A bloodied cricket bat is playing a yet unclear role in the trial of Oscar Pistorius. The cricket bat has been compared to a bloody leather glove found at the scene of Brown’s murder in the trial of O.J. Simpson. At Simpson’s trial, the prosecution produced evidence that the glove found behind the bungalow on Simpson’s Rockingham estate had a mixture of blood from Simpson and his alleged murder victims. The prosecution decided to have a demonstration with Simpson trying on the gloves in court. Caught in full by the television cameras in the courtroom, Simpson was seen struggling to get the gloves on. He even said, “They’re too tight.” The fact that the glove of the supposed murderer could not fit the accused cast reasonable doubt on the prosecution case that Simpson had murdered his wife and her friend. The glove-testing episode was used to great effect during Cochran’s portion of the closing argument at Simpson’s trial and led to the now famous mantra by Johnnie Cochran: “If it does not fit, you must acquit.”
O.J. Simpson was subsequently acquitted of murder.
Barry Roux is obviously not Johnnie Cochran. Gerrie Nel is not Marcia Clark. South Africa is not the United States. Yet the trial of Oscar Pistorius, like that of O.J Simpson has gripped the world to the point where interesting parallels have been drawn between them.
Orenthal James “O. J.” Simpson is a retired American professional football player and actor. Following a lengthy and highly publicised trial, he was acquitted in 1995 of the murder of Nicole Brown Simpson, his ex-wife, and Ronald Goldman, her friend. Various commentators have drawn comparisons between the trial of O.J. Simpson and the current trial of South African sprint runner, Oscar Pistorius. Both have a background in professional sport. Like Simpson, Pistorius has been charged with the murder of a glamorous blonde with whom he had a relationship. The trials of both have gripped the attention of the world and brought to the fore questions about the sincerity of modern criminal justice systems.
While some broad similarities exist in the lives, circumstances and trials of these two athletes, there are some important differences. Simpson was divorced from Nicole Simpson when she was found stabbed to death with Ron Goldman at Nicole Simpson’s home in Los Angeles in June 1994. However, Pistorius was still in a relationship with his girlfriend, Reeva Steenkamp, when he shot her to death through their bathroom door on Valentines Day in 2013. Simpson was black and Pistorius is white. On this score, race played a pronounced role in the O.J. Simpson trial, Yet, despite South Africa’s issues with racism, race is not a theme in Pistorius’s trial – apart from the (perhaps wild) allegation that Pistorius believed the intruder was black and was therefore happy to ‘shoot to kill.’

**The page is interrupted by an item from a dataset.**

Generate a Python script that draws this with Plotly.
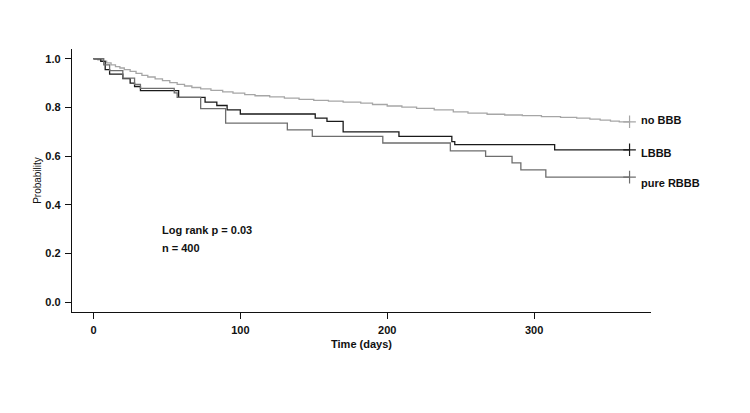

In terms of evidence, things are also quite different: Simpson claimed to have not been at the house, so much of the evidence revolved around placing him at the scene. Pistorius, on the other hand, was at the scene and admits that he shot his girlfriend; he claims it was a mistake and that he shot what he thought was an intruder in self-defence and in defence of his girlfriend.
If Pistorius’s girlfriend was staying over for the night, would he have expected her to lock herself in the bathroom when using the toilet? If he had premeditated the murder of his girlfriend, would he, in a fit of panic and fear, lie to the first person to arrive on the scene that he thought she was an intruder? Can neighbours in a different housing estate hear and identify screams over 100m away? If those screams were ‘blood-curdling’ as claimed, would the neighbours just go back to sleep? Would they neglect to call the police? Can we believe the testimony of a bitter ex-girlfriend, who claims he was trigger-happy and often screamed at her? Would a reasonable person, (without legs and living in South Africa) have felt as vulnerable as Pistorius alleges he did? To what extent can the court rely on forensic evidence which has been tampered with by the police and investigating details?
Too early it is to answer any of these questions with certainty but these are a few scenarios where the glove may not fit comfortably for the prosecution. Clarity will only emerge once all the evidence has been led.
What is certain, however, is that Pistorius is innocent, until proven guilty. To succeed, the prosecution must collect and present enough compelling evidence to establish that Pistorius is guilty beyond reasonable doubt. The media and the public must separate the emotion surrounding the tragedy from the question of criminal liability.
If the evidence does not fit, the judge must acquit.